The ranks of organized labor rose by 428,000 workers in 2008, the biggest annual gain since the government began compiling such data in 1983, the Bureau of Labor Statistics reported Wednesday.
It's also the second year in a row that unions have added to their ranks. Membership increased by 311,000 in 2007, to account for 12.1 percent of workers.
Overall, union membership remains well below the peak of 35 percent during labor's heyday of the 1950s. Membership was about 20 percent in 1983, the first year the bureau began compiling the numbers.
Unions have moved aggressively to bolster organizing efforts in recent years, a move that apparently offset the loss of 2.6 million jobs from payrolls in 2008. The Teamsters, one of the nation's largest unions, had its most successful organizing year in decades, with more than 43,000 workers joining.
Gary Chaison, a labor specialist at Clark University in Worcester, Mass., said the figures show that the steady decline in union membership might have bottomed out.

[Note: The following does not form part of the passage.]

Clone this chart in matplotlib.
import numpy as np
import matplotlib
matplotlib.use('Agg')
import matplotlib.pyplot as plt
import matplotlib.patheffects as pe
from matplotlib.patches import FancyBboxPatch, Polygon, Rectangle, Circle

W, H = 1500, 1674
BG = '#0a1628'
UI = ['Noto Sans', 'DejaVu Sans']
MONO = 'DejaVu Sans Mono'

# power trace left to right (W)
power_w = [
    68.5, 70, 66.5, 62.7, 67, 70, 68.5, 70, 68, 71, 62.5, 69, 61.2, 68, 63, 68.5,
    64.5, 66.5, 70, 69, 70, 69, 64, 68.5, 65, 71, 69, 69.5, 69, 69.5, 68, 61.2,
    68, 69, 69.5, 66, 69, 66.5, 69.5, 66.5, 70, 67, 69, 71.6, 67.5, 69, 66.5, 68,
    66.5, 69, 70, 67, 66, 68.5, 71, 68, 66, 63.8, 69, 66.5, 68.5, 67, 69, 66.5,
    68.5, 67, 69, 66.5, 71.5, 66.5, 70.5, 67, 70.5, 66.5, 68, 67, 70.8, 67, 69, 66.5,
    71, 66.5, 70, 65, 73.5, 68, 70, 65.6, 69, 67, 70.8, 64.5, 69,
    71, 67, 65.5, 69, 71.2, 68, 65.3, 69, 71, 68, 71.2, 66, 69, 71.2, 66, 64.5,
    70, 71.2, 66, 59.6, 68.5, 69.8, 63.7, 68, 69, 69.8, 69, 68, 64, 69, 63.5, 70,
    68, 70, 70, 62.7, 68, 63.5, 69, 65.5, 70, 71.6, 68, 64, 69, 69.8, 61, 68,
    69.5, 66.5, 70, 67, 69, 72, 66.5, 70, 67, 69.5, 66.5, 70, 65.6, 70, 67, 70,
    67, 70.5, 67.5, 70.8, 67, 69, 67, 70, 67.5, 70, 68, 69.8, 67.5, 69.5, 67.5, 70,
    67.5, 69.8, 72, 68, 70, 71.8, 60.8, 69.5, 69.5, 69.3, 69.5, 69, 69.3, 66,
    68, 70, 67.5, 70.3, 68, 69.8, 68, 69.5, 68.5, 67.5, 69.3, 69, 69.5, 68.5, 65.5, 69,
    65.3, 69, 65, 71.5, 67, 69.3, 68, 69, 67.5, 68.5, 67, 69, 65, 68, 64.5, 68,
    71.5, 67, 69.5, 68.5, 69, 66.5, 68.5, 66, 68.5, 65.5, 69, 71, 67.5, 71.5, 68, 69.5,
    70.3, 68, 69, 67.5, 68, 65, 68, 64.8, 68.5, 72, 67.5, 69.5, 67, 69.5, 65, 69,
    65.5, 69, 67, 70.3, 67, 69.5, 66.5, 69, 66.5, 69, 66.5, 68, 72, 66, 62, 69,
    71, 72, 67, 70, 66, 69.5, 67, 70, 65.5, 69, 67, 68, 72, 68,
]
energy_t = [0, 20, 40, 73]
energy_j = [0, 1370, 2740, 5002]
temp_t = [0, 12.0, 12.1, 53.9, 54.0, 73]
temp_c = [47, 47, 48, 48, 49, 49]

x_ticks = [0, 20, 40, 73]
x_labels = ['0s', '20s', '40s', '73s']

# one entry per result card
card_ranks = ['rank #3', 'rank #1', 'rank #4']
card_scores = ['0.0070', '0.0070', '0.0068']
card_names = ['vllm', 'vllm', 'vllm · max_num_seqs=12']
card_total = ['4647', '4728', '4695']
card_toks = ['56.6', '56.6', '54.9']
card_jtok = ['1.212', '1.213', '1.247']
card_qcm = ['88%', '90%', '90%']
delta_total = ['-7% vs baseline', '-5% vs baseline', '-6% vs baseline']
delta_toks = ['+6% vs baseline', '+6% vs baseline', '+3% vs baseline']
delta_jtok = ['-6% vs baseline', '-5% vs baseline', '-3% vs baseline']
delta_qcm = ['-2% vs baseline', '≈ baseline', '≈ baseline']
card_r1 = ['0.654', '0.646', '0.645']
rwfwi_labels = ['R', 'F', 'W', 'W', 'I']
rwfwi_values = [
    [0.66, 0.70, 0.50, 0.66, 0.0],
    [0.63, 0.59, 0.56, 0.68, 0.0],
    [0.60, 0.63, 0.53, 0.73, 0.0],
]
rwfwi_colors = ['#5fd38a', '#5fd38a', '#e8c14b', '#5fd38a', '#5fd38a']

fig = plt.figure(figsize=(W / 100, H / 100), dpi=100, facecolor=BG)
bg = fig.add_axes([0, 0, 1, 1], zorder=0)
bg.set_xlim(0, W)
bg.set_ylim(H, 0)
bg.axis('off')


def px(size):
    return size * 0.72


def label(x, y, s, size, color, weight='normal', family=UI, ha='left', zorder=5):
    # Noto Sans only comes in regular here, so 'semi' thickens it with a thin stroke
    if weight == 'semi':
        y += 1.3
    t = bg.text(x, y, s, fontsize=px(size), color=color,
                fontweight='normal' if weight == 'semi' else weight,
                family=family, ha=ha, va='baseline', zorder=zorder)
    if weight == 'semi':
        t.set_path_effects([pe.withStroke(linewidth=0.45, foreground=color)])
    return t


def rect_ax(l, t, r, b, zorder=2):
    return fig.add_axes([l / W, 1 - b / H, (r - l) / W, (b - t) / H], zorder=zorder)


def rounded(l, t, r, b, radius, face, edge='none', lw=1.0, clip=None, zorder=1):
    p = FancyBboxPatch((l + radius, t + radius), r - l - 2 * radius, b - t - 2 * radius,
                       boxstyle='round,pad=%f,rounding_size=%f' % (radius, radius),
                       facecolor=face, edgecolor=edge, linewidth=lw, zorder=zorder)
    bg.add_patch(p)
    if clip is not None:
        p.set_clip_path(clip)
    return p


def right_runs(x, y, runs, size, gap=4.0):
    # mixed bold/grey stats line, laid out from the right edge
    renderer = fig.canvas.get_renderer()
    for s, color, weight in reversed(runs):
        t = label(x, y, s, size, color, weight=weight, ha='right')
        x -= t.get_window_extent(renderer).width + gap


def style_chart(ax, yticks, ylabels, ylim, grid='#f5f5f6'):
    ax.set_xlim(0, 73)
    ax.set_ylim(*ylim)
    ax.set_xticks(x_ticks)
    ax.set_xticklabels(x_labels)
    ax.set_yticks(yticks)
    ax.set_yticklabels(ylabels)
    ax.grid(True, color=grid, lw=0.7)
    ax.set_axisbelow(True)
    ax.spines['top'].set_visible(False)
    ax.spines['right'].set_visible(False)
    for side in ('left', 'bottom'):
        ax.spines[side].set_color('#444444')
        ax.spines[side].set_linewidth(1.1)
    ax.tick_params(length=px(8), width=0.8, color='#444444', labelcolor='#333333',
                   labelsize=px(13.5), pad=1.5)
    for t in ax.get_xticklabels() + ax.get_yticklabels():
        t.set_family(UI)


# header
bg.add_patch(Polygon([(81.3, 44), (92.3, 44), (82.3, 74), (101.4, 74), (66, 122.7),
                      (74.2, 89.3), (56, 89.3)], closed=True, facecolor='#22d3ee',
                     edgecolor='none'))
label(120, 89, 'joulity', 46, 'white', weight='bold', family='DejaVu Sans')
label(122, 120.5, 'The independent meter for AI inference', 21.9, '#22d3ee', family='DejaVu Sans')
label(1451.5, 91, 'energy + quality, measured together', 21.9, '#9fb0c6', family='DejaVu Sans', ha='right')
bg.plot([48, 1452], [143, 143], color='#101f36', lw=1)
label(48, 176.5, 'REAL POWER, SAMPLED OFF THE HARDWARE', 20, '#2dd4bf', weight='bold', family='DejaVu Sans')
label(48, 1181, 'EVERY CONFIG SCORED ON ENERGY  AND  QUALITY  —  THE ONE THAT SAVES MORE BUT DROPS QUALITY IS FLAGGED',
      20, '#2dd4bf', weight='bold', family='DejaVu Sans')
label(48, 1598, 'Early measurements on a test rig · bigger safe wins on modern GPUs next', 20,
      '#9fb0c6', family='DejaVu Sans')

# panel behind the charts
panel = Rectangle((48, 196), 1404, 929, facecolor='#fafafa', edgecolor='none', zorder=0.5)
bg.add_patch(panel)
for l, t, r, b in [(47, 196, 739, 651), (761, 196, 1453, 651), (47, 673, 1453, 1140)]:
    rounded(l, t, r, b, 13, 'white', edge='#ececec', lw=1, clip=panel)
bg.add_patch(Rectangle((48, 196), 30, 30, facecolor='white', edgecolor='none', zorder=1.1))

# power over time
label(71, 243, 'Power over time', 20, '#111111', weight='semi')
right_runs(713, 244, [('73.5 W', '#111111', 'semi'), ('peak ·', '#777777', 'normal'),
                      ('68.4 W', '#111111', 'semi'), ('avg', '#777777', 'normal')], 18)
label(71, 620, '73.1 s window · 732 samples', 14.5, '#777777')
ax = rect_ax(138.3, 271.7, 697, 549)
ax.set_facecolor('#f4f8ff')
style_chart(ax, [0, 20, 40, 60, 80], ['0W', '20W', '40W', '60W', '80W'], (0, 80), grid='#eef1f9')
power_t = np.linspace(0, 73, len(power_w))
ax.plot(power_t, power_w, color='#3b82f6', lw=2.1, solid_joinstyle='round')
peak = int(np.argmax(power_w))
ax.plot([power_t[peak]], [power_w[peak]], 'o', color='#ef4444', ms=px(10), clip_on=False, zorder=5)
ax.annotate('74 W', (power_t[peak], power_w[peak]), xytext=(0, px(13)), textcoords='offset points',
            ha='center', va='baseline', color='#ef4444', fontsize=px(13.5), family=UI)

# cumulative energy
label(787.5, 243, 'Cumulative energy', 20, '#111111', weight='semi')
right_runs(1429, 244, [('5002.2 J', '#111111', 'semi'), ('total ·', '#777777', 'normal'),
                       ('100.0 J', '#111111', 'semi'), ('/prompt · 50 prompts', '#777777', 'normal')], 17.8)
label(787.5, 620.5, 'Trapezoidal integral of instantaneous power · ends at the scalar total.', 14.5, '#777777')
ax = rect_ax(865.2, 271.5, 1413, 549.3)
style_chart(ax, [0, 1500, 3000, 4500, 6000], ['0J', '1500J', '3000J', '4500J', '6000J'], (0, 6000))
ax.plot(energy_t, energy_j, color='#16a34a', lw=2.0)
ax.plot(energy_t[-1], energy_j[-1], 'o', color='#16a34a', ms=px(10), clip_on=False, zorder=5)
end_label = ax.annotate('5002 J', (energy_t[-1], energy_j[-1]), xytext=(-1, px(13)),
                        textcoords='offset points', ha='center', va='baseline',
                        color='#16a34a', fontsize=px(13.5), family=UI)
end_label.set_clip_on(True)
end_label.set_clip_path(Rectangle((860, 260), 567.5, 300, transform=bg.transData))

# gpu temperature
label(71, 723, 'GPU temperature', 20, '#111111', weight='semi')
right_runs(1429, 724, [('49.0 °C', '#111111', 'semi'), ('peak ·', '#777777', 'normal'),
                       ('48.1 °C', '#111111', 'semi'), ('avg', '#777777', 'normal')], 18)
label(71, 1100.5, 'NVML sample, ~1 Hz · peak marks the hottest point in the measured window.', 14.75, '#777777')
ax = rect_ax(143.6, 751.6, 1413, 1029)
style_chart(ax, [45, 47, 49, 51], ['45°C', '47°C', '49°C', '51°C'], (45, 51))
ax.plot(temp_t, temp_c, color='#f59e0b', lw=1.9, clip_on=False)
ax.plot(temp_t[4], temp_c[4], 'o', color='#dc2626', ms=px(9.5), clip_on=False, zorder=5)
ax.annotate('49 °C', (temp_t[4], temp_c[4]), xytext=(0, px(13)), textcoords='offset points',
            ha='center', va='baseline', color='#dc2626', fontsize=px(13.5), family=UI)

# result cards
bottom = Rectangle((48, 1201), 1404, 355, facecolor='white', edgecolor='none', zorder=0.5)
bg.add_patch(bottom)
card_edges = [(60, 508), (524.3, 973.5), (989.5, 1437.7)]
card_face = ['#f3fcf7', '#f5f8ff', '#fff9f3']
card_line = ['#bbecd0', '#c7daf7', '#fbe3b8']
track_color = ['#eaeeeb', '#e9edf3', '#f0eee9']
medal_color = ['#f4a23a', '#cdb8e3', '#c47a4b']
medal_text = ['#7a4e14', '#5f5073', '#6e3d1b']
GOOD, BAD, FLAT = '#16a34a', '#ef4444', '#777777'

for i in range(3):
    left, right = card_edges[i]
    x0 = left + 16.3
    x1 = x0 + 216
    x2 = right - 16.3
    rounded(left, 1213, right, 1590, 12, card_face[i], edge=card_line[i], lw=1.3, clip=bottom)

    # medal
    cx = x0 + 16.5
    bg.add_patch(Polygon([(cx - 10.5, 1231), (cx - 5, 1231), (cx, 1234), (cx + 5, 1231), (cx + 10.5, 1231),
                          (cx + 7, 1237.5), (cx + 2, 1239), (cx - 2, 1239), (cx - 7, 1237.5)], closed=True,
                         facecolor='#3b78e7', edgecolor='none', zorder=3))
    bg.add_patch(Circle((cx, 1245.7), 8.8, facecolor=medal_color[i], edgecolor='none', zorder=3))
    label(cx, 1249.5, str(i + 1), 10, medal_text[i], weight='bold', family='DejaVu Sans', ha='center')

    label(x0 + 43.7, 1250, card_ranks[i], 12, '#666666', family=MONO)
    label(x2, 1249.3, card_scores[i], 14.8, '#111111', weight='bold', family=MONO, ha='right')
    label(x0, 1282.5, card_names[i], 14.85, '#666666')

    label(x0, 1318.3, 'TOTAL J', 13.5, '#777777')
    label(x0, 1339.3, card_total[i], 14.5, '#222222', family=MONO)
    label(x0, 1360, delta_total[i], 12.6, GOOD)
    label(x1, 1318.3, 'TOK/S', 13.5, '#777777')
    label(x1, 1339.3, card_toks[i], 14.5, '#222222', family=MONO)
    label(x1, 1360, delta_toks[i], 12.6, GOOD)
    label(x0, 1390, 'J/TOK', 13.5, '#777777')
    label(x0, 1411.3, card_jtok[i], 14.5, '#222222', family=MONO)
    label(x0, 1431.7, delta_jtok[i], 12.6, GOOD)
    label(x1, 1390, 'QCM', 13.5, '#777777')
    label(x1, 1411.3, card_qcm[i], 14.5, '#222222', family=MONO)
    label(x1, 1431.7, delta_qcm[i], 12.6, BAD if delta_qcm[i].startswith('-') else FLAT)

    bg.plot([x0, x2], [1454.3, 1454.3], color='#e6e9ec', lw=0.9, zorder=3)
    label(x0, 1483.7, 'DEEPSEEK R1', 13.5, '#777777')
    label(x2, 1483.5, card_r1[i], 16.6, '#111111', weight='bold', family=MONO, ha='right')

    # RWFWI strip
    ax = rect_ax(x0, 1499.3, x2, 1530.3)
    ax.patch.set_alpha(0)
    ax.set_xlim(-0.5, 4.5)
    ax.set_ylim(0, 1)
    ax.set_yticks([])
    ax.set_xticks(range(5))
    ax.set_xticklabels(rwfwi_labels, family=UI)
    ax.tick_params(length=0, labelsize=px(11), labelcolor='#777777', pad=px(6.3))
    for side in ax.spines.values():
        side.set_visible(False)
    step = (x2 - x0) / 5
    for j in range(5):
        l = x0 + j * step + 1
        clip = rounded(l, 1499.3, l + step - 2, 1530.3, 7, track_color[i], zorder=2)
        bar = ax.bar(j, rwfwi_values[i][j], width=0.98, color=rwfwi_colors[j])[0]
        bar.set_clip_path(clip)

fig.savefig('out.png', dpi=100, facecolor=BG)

"I think the unions are still vulnerable," Chaison said. "It's almost as if they've settled down, but there really hasn't been any major growth spurt yet."
Public sector unions accounted for most of the increase last year. The union membership rate for government workers rose to 36.8 percent, from 35.9 percent in 2007. In the private sector, membership remained steady, as union ranks inched up to 7.6 percent, from 7.5 percent in 2007.